If multiple triggers light up quickly — for example, an expansive disclosure plus widening credit spreads and rising short interest — the risk profile shifts from headline volatility to solvency and covenant risk. In that regime, hedges that only protect against a small percent move will be insufficient; the market needs to price deeper structural impairment.
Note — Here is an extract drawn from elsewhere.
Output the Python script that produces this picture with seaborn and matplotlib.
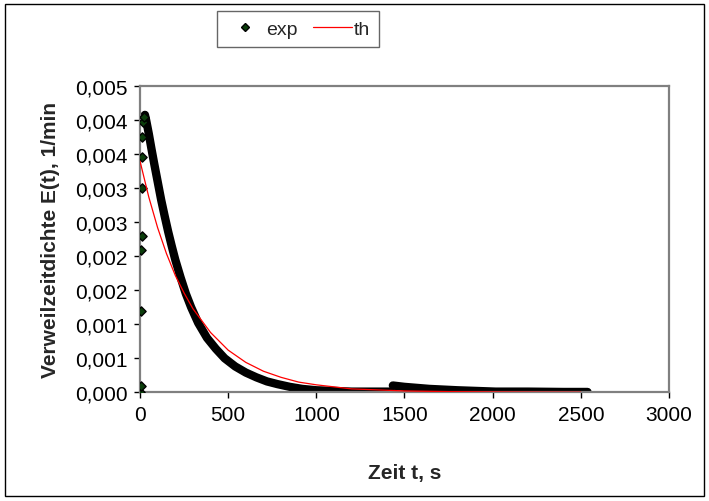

Rosen’s public push is not just a PR play. It’s a catalyst that compresses timelines, heightens information asymmetry, and increases the odds of settlement pressure even before regulators finish their work. For investors and journalists covering global industrial supply chains, the unfolding legal process around Nidec will be as consequential for credit markets and supplier ecosystems as it is for equity traders watching ADR spreads. Watch the disclosure cadence and credit signals closely — they will tell you whether this is an earnings blip or the kind of operational shock that reshapes supplier networks.